I guess you’re right. A lot of people just don’t have the time. Too many video games to play and TV shows to watch.
Mas said:
25 July 2007, 12:41 PM
I agree that there aren’t many bloggers around our group of friends. I used to blog on xanga way back in the day…(yah..xanga. lol) I didn’t feel as tho enough people were reading it to really make it worth my time. I guess I was an uninteresting person. O well. I’ve only myself to blame for that. Sometimes I write a note or two on facebook tho. At least then, there’s a possibility that someone would read it.
Xanga was also ugly. I didn’t take the time to make it nice or anything, and it seemed like too much effort.
Either way, it came down to did I have enough time and patience to write something, and did I want people to know what I’ve been upto? Call me lazy but it seems like a lot of work to try to get a lot of readers and commenters by going out to others’ sites and reading their blogs and commenting on their stuff.
Alex said:
25 July 2007, 9:37 PM
Mas said:
LOL. Way to put yourself down, man. Anyway, even if you don’t get as many people visiting your blog, you can be more confident that the people who do visit are more likely to be the people who care about what you have to say.
Mas said:
You got that right. Xanga’s make me vomit. Is that mean? That’s mean.
You seem to be treating the readership role as an obligation… as if you aren’t motivated simply by intellectual curiosity. You should be contributing to other people’s blogs because the discussion interests you. I don’t hold it against you at all if you just don’t care about what someone has to say.
Rodney said:
25 July 2007, 10:07 PM
Oh yeah, I was supposed to be buying a domain name and working on a real website. Oops..uh..I’ll get around to it..sometime…
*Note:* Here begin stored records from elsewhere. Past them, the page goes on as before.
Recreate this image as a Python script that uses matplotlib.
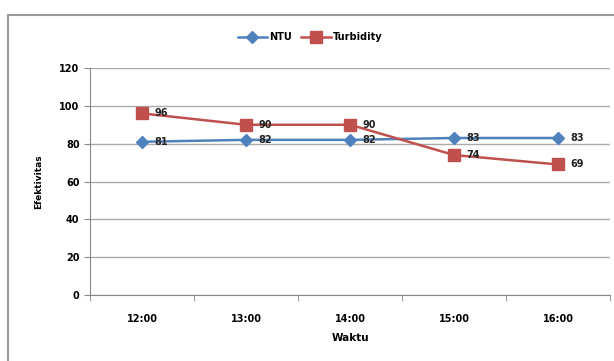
import matplotlib.pyplot as plt
from matplotlib.patches import Rectangle

waktu = ['12:00', '13:00', '14:00', '15:00', '16:00']
ntu = [81, 82, 82, 83, 83]
turbidity = [96, 90, 90, 74, 69]
y_ticks = [0, 20, 40, 60, 80, 100, 120]

plt.rcParams['font.family'] = ['DejaVu Sans']
fig = plt.figure(figsize=(6.14, 3.61), dpi=100)

# bingkai luar grafik
fig.patches.append(Rectangle((8 / 614, -0.1), 1.0, 1 - 15 / 361 + 0.1,
                             transform=fig.transFigure, fill=False,
                             edgecolor='#999999', linewidth=1.5))

ax = fig.add_axes([90 / 614, 66 / 361, 520 / 614, 227 / 361])
x = list(range(len(waktu)))

ax.plot(x, ntu, color='#4F81BD', marker='D', markersize=6, linewidth=1.8, label='NTU')
ax.plot(x, turbidity, color='#C0504D', marker='s', markersize=8, linewidth=1.8, label='Turbidity')

for i in x:
    ax.annotate(str(ntu[i]), (i, ntu[i]), xytext=(9, 0), textcoords='offset points',
                va='center', fontsize=7, fontweight='bold', color='#222222')
    ax.annotate(str(turbidity[i]), (i, turbidity[i]), xytext=(9, 0), textcoords='offset points',
                va='center', fontsize=7, fontweight='bold', color='#222222')

ax.set_xlim(-0.5, len(waktu) - 0.5)
ax.set_ylim(0, 120)
ax.set_yticks(y_ticks)
ax.set_xticks(x)
ax.set_xticklabels(waktu)
ax.set_xticks([i - 0.5 for i in range(len(waktu) + 1)], minor=True)
ax.tick_params(axis='x', which='major', length=0, pad=14, labelsize=7)
ax.tick_params(axis='x', which='minor', length=4, color='#888888')
ax.tick_params(axis='y', length=4, color='#888888', labelsize=7)
for lbl in ax.get_xticklabels() + ax.get_yticklabels():
    lbl.set_fontweight('bold')

ax.grid(axis='y', color='#aaaaaa', linewidth=1)
ax.set_axisbelow(True)
for s in ['top', 'right']:
    ax.spines[s].set_visible(False)
for s in ['left', 'bottom']:
    ax.spines[s].set_color('#888888')

ax.set_xlabel('Waktu', fontsize=7.5, fontweight='bold', labelpad=6)
ax.set_ylabel('Efektivitas', fontsize=6.5, fontweight='bold', labelpad=12)

ax.legend(loc='center', bbox_to_anchor=(310 / 614, 1 - 37 / 361), bbox_transform=fig.transFigure,
          ncol=2, frameon=False, handlelength=3, columnspacing=1,
          handletextpad=0.2, prop={'weight': 'bold', 'size': 7})

fig.savefig('out.png', dpi=100)
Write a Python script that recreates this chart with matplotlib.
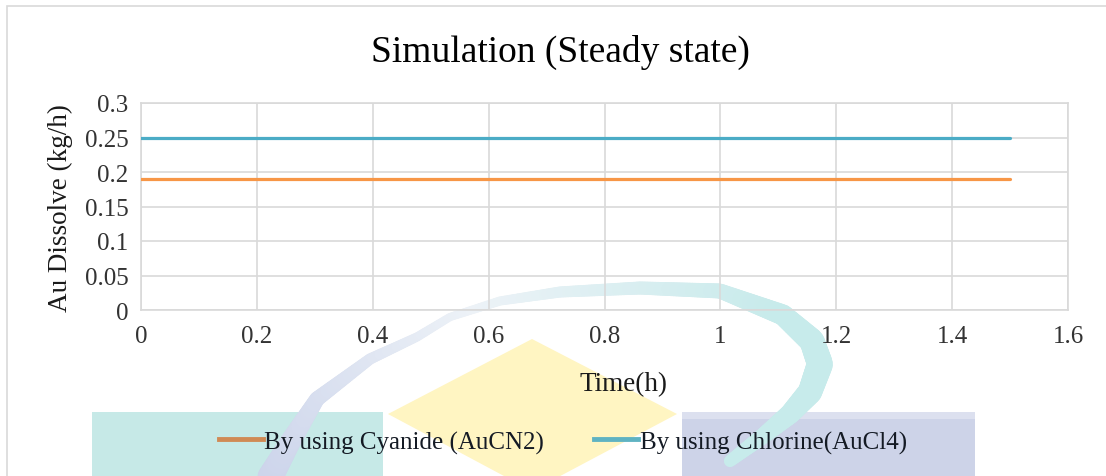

On a different note, another thought that’s entered my head lately related to blogging is how image-conscious my employer is. Someone on the floor below me was fired last year for whining about her work situation on Xanga (I think it was Xanga, not sure). Not that this is going to stop be from blogging (laziness will do a much more effective job of doing that), but it’s something at the back of my mind.
Alex said:
25 July 2007, 10:17 PM
Mmm, people getting fired because they whine about work constitutes a more general fault in my opinion: resorting to the blog as an outlet of unconstructive frustration and anguish. You can certainly bring personal matters to the table, but it’s probably not a good idea to just bitch and whine about, say, co-workers.
me said:
28 July 2007, 1:21 AM
been out of pocket but wanted to respond and speak to what you said earlier– so, hmm i wasn’t saying that given A is comfortable with doing X, Y forces A to do.. etc. etc. all the aforementioned statements you had said, but rather, that people who do Y share the common characteristic of being comfortable with doing X. i do think that there are various motivators to why people blog, but i think at the heart of it bloggers share the common accord of this comfortability that i was talking about.
..where does “simonlife” come from? or what i mean to ask is, what is the story behind the name of and inception of your blog “simonlife”
Alex said:
29 July 2007, 4:02 PM
I first named my blog “TotalDistance” when I was a sophomore in high school, and a few traces of its existence can be found on the Internet Archive. In early 2002, I was inspired by a song to give it the name it carries today.